How I use /tree and /spawn to investigate bugs
Adapted from a Twitter thread.
I love Pi’s /tree and /fork commands, but I also like having a clean context when moving from investigation to implementation. So I made a /spawnPoor man’s version of Amp’s /handoff. command that simply creates a new child session with the last message of the parent session. Here’s what it looks like in a PR to investigate a bug in Pi.
I usually use /tree when I’m investigating bugs. Let’s say you find a weird behaviour and the issue could be from different places. The agent gives you a message A that summarizes the different candidates 1, 2 and 3.
I’ll then tell the agent to focus on candidate 1. We’ll investigate, repro, try to fix it etc. until we figure out if it’s the bug. Then, I rewind back to message A, with a summary of our findings. The summary is a new message, A-1.Usually I would also discard the code here; the summary often includes the important snippets.
You then do the same for each candidate and rewind back to the summary of the previous branch: you then get A-2 and A-3.
From there, you can continue on a new branch and refine your understanding of the bug and start brainstorming an actual fix, and/or even investigate further: for example if the bug is actually a mix of the candidates you’ve identified first.
Usually, I would have the agent add a failing test or create a repro-script, and then explain the bug fully with the full context. Then I would /spawn a new session with only that bug explanation, none of the research above + the repro and ask another agent to research / implement the bug.
Once I had the bug pinned down, I spawned a second session to implement the fix:
This way, the second session starts with just the right amount of context. In addition, this will also be the place where I will switch to a different model, usually a cheaper and/or faster one, because all of the unknowns have already been figured out by the model in the previous session.
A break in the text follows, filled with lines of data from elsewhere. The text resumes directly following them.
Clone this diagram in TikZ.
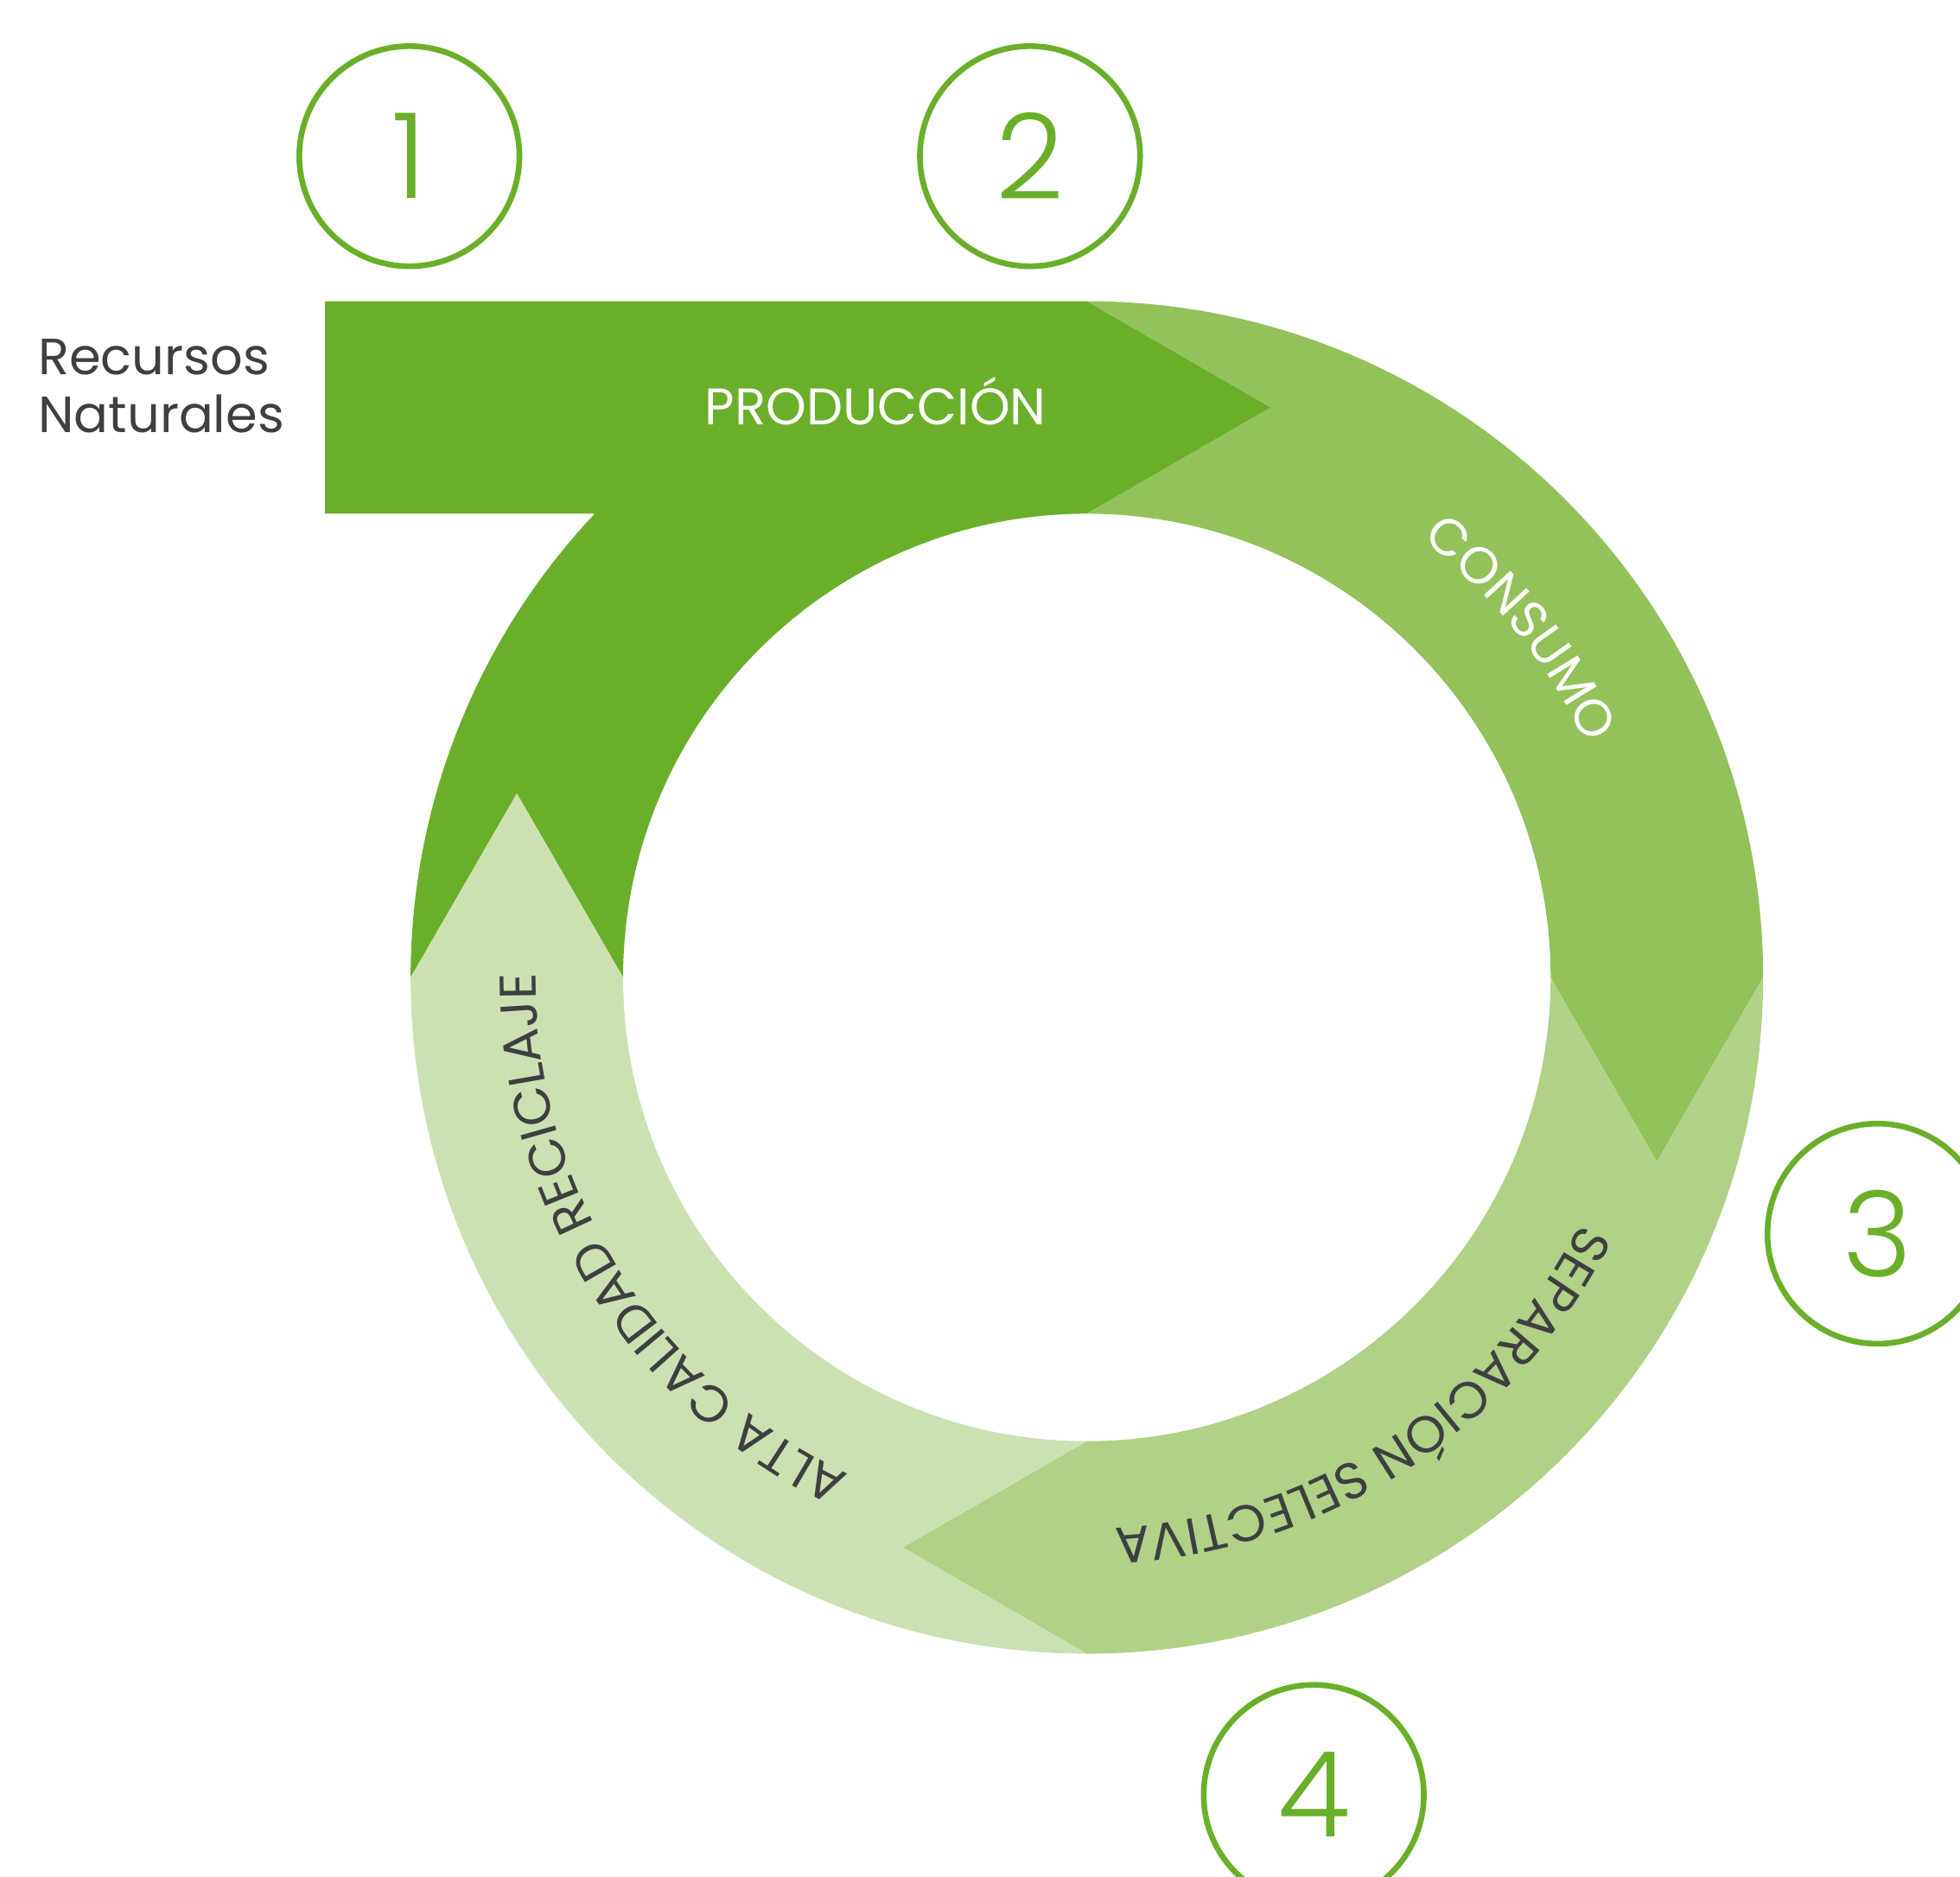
\documentclass[tikz,border=0pt]{standalone}
\usepackage{fontspec}
\setmainfont{Poppins}
\IfFontExistsTF{Poppins Light}{\newfontfamily\numfont{Poppins Light}}{\newfontfamily\numfont{Poppins}}
\usetikzlibrary{calc,decorations.text}
\definecolor{prodgreen}{HTML}{6AAF2A}
\definecolor{consgreen}{HTML}{93C15A}
\definecolor{sepgreen}{HTML}{B0D186}
\definecolor{altagreen}{HTML}{CCE1B2}
\definecolor{textgray}{HTML}{3F3F42}
\newcommand\ringfont{\fontsize{11.7}{14}\selectfont}
\tikzset{
  numcircle/.style={circle,draw=prodgreen,line width=1.3pt,fill=white,minimum size=1.76cm,
    inner sep=0pt,text=prodgreen,font=\numfont\fontsize{27}{27}\selectfont},
  ringtext/.style={decorate,decoration={text along path,text align=center,text={#1}}},
}

\begin{document}
\begin{tikzpicture}[x=0.01cm,y=0.01cm]
\useasboundingbox (0,0) rectangle (1568,1501);
\coordinate (ctr) at (869.5,719);
\def\Ro{541} \def\Ri{371} \def\Rm{456} \def\tip{147.2}
% produccion, with the inlet from the left
\fill[prodgreen] ($(ctr)+(180:\Ro)$) arc[start angle=180,end angle=136.7,radius=\Ro]
  -- (260,1090) -- (260,1260) -- ($(ctr)+(90:\Ro)$) -- ($(ctr)+(90:\Rm)+(0:\tip)$)
  -- ($(ctr)+(90:\Ri)$) arc[start angle=90,end angle=180,radius=\Ri]
  -- ($(ctr)+(180:\Rm)+(90:\tip)$) -- cycle;
% the other three quarters
\foreach \s/\c in {90/consgreen,0/sepgreen,-90/altagreen}{
  \fill[\c] ($(ctr)+(\s:\Ro)$) arc[start angle=\s,end angle=\s-90,radius=\Ro]
    -- ($(ctr)+(\s-90:\Rm)+(\s-180:\tip)$) -- ($(ctr)+(\s-90:\Ri)$)
    arc[start angle=\s-90,end angle=\s,radius=\Ri]
    -- ($(ctr)+(\s:\Rm)+(\s-90:\tip)$) -- cycle;
}
\node[anchor=base,text=white,font=\ringfont,inner sep=0pt] (prod) at (700.5,1161) {PRODUCCIÓN};
\path[ringtext={|\ringfont\color{white}|CONSUMO}]
  ($(ctr)+(88.8:441)$) arc[start angle=88.8,end angle=-11.2,radius=441];
\path[ringtext={|\ringfont\color{textgray}|SEPARACIÓN SELECTIVA}]
  ($(ctr)+(23.2:441)$) arc[start angle=23.2,end angle=-136.8,radius=441];
\path[ringtext={|\ringfont\color{textgray}|ALTA CALIDAD RECICLAJE}]
  ($(ctr)+(-68:441)$) arc[start angle=-68,end angle=-228,radius=441];
\node[anchor=west,align=left,text=textgray,inner sep=0pt,
  font=\fontsize{11.6}{13.1}\selectfont] (rec) at (30,1192) {Recursos\\Naturales};
\node[numcircle] (n1) at (327.5,1376) {1};
\node[numcircle] (n2) at (824,1376) {2};
\node[numcircle] (n3) at (1502,514) {3};
\node[numcircle] (n4) at (1051,65) {4};
\end{tikzpicture}
\end{document}
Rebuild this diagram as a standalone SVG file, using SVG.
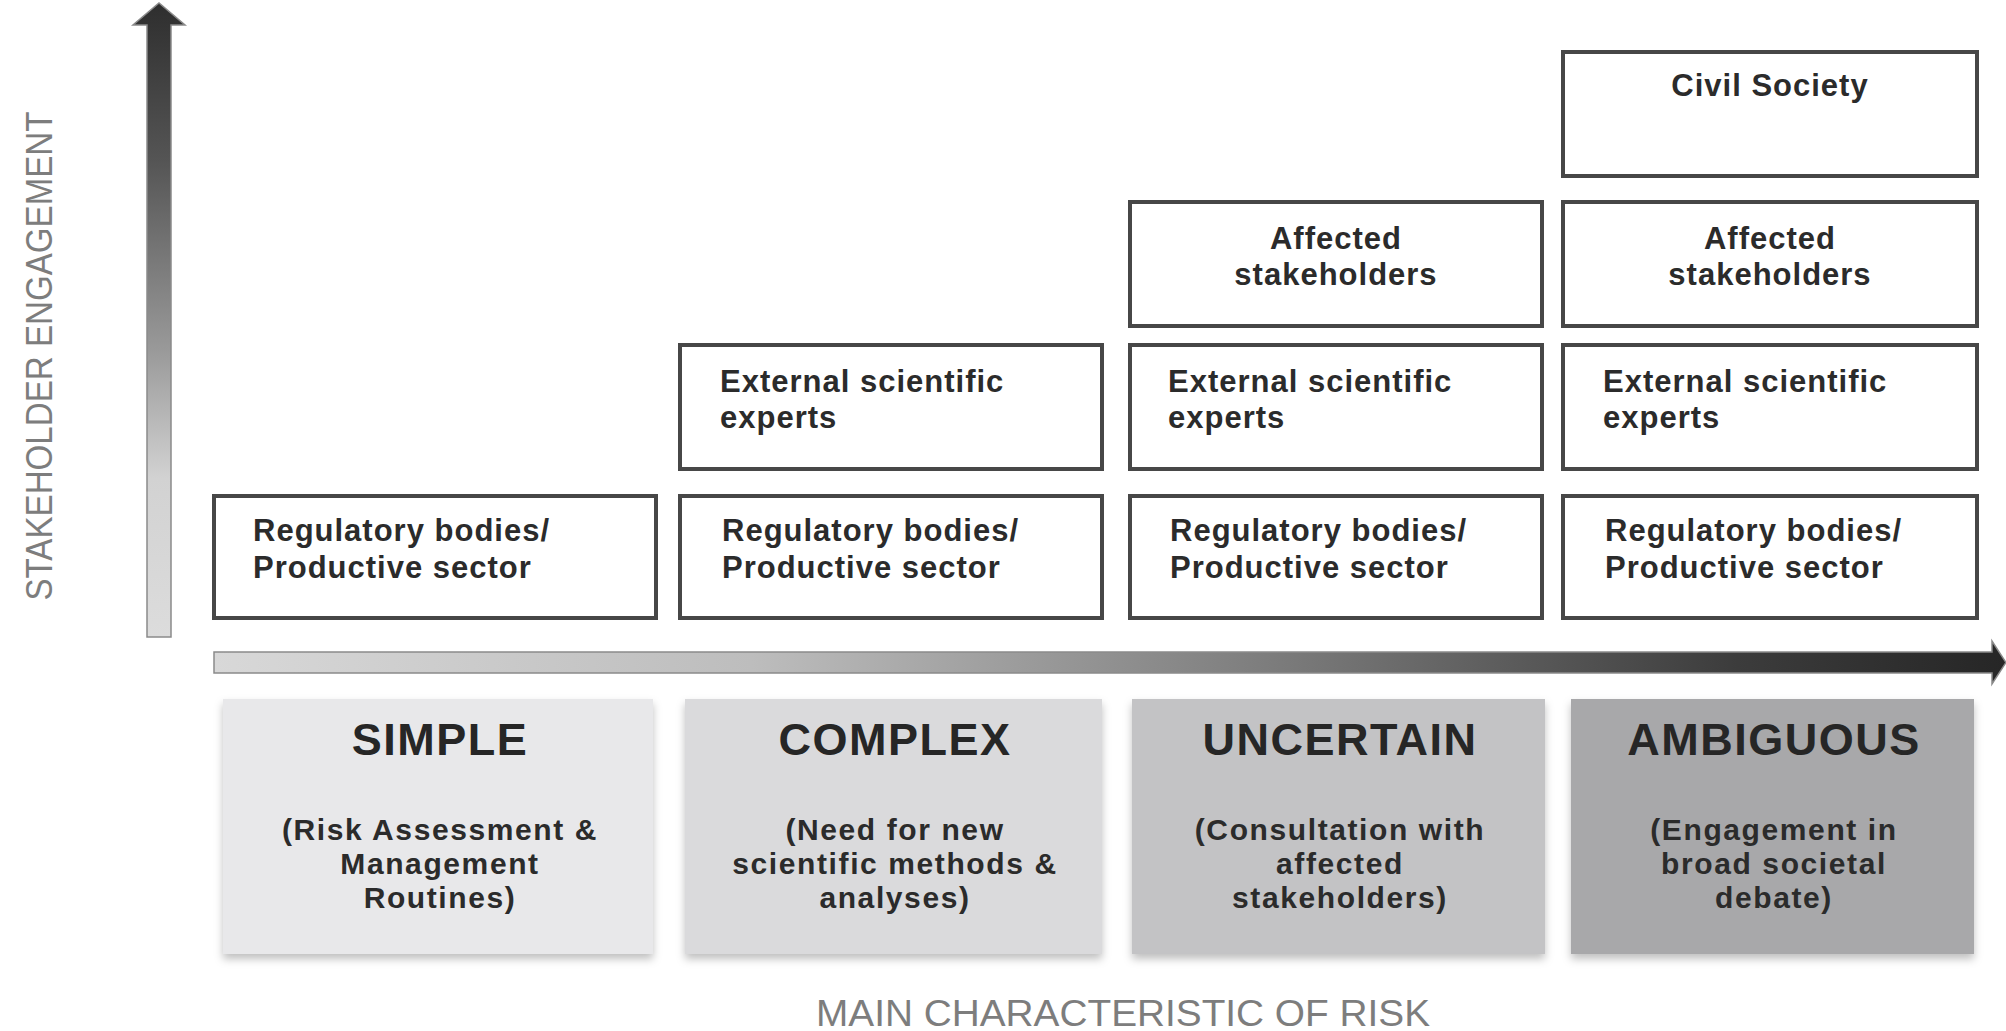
<svg xmlns="http://www.w3.org/2000/svg" width="2006" height="1031" viewBox="0 0 2006 1031">
  <defs>
    <linearGradient id="gv" x1="0" y1="0" x2="0" y2="1">
      <stop offset="0" stop-color="#2e2e2e"/>
      <stop offset="0.25" stop-color="#555555"/>
      <stop offset="0.55" stop-color="#9a9a9a"/>
      <stop offset="0.75" stop-color="#d2d2d2"/>
      <stop offset="1" stop-color="#dcdcdc"/>
    </linearGradient>
    <linearGradient id="gh" x1="0" y1="0" x2="1" y2="0">
      <stop offset="0" stop-color="#d8d8d8"/>
      <stop offset="0.3" stop-color="#bdbdbd"/>
      <stop offset="0.6" stop-color="#7a7a7a"/>
      <stop offset="0.85" stop-color="#3c3c3c"/>
      <stop offset="1" stop-color="#262626"/>
    </linearGradient>
    <filter id="sh" x="-5%" y="-5%" width="110%" height="115%">
      <feDropShadow dx="0" dy="5" stdDeviation="4" flood-color="#000" flood-opacity="0.25"/>
    </filter>
  </defs>
  <style>
    .box { fill: #ffffff; stroke: #474747; stroke-width: 4; }
    .bt { font-family: "Liberation Sans", Arial, Helvetica, sans-serif; font-weight: bold; font-size: 31px; letter-spacing: 1px; fill: #2b2b2b; }
    .c { text-anchor: middle; }
    .cat { filter: url(#sh); }
    .title { font-family: "Liberation Sans", Arial, Helvetica, sans-serif; font-weight: bold; font-size: 45px; letter-spacing: 1.5px; fill: #262626; text-anchor: middle; }
    .sub { font-family: "Liberation Sans", Arial, Helvetica, sans-serif; font-weight: bold; font-size: 30px; letter-spacing: 1.6px; fill: #2b2b2b; text-anchor: middle; }
    .axis { font-family: "Liberation Sans", Arial, Helvetica, sans-serif; font-size: 36px; fill: #7d7d7d; }
  </style>
  <rect x="0" y="0" width="2006" height="1031" fill="#ffffff"/>

  <!-- connectors: axes -->
  <g id="connectors">
    <path d="M147,637 L147,25 L133,25 L159,3 L185,25 L171,25 L171,637 Z" fill="url(#gv)" stroke="#8a8a8a" stroke-width="1.5"/>
    <path d="M214,652 L1992,652 L1992,641 L2006,662.5 L1992,684 L1992,673 L214,673 Z" fill="url(#gh)" stroke="#8a8a8a" stroke-width="1.5"/>
  </g>

  <g id="label-y">
    <text class="axis" text-anchor="middle" transform="translate(52,356) rotate(-90)" textLength="489" lengthAdjust="spacingAndGlyphs">STAKEHOLDER ENGAGEMENT</text>
  </g>
  <g id="label-x">
    <text class="axis" x="1123" y="1026" text-anchor="middle" textLength="614" lengthAdjust="spacingAndGlyphs">MAIN CHARACTERISTIC OF RISK</text>
  </g>

  <!-- Column 1 -->
  <g id="reg1">
    <rect class="box" x="214" y="496" width="442" height="122"/>
    <text class="bt" x="253" y="541">Regulatory bodies/</text>
    <text class="bt" x="253" y="578">Productive sector</text>
  </g>

  <!-- Column 2 -->
  <g id="reg2">
    <rect class="box" x="680" y="496" width="422" height="122"/>
    <text class="bt" x="722" y="541">Regulatory bodies/</text>
    <text class="bt" x="722" y="578">Productive sector</text>
  </g>
  <g id="ext2">
    <rect class="box" x="680" y="345" width="422" height="124"/>
    <text class="bt" x="720" y="392">External scientific</text>
    <text class="bt" x="720" y="428">experts</text>
  </g>

  <!-- Column 3 -->
  <g id="reg3">
    <rect class="box" x="1130" y="496" width="412" height="122"/>
    <text class="bt" x="1170" y="541">Regulatory bodies/</text>
    <text class="bt" x="1170" y="578">Productive sector</text>
  </g>
  <g id="ext3">
    <rect class="box" x="1130" y="345" width="412" height="124"/>
    <text class="bt" x="1168" y="392">External scientific</text>
    <text class="bt" x="1168" y="428">experts</text>
  </g>
  <g id="aff3">
    <rect class="box" x="1130" y="202" width="412" height="124"/>
    <text class="bt c" x="1336" y="249">Affected</text>
    <text class="bt c" x="1336" y="285">stakeholders</text>
  </g>

  <!-- Column 4 -->
  <g id="reg4">
    <rect class="box" x="1563" y="496" width="414" height="122"/>
    <text class="bt" x="1605" y="541">Regulatory bodies/</text>
    <text class="bt" x="1605" y="578">Productive sector</text>
  </g>
  <g id="ext4">
    <rect class="box" x="1563" y="345" width="414" height="124"/>
    <text class="bt" x="1603" y="392">External scientific</text>
    <text class="bt" x="1603" y="428">experts</text>
  </g>
  <g id="aff4">
    <rect class="box" x="1563" y="202" width="414" height="124"/>
    <text class="bt c" x="1770" y="249">Affected</text>
    <text class="bt c" x="1770" y="285">stakeholders</text>
  </g>
  <g id="civil4">
    <rect class="box" x="1563" y="52" width="414" height="124"/>
    <text class="bt c" x="1770" y="96">Civil Society</text>
  </g>

  <!-- Risk categories -->
  <g id="simple">
    <rect class="cat" x="223" y="699" width="430" height="255" fill="#e8e8ea"/>
    <text class="title" x="440" y="755">SIMPLE</text>
    <text class="sub" x="440" y="840">(Risk Assessment &amp;</text>
    <text class="sub" x="440" y="874">Management</text>
    <text class="sub" x="440" y="908">Routines)</text>
  </g>
  <g id="complex">
    <rect class="cat" x="685" y="699" width="417" height="255" fill="#dadadc"/>
    <text class="title" x="895" y="755">COMPLEX</text>
    <text class="sub" x="895" y="840">(Need for new</text>
    <text class="sub" x="895" y="874">scientific methods &amp;</text>
    <text class="sub" x="895" y="908">analyses)</text>
  </g>
  <g id="uncertain">
    <rect class="cat" x="1132" y="699" width="413" height="255" fill="#c3c3c5"/>
    <text class="title" x="1340" y="755">UNCERTAIN</text>
    <text class="sub" x="1340" y="840">(Consultation with</text>
    <text class="sub" x="1340" y="874">affected</text>
    <text class="sub" x="1340" y="908">stakeholders)</text>
  </g>
  <g id="ambiguous">
    <rect class="cat" x="1571" y="699" width="403" height="255" fill="#a8a8aa"/>
    <text class="title" x="1774" y="755">AMBIGUOUS</text>
    <text class="sub" x="1774" y="840">(Engagement in</text>
    <text class="sub" x="1774" y="874">broad societal</text>
    <text class="sub" x="1774" y="908">debate)</text>
  </g>
</svg>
In addition, I’ve also found that when I leave my agents to loop this workflow works pretty best by having an orchestrator agent that will spawn a first implementation agent and then have these agents be in charge of handing off or spawning the new implementation agent with the result of the initial investigation. The only difference is that I am no longer in the loop and I leave the agent to do that delegation work by itself.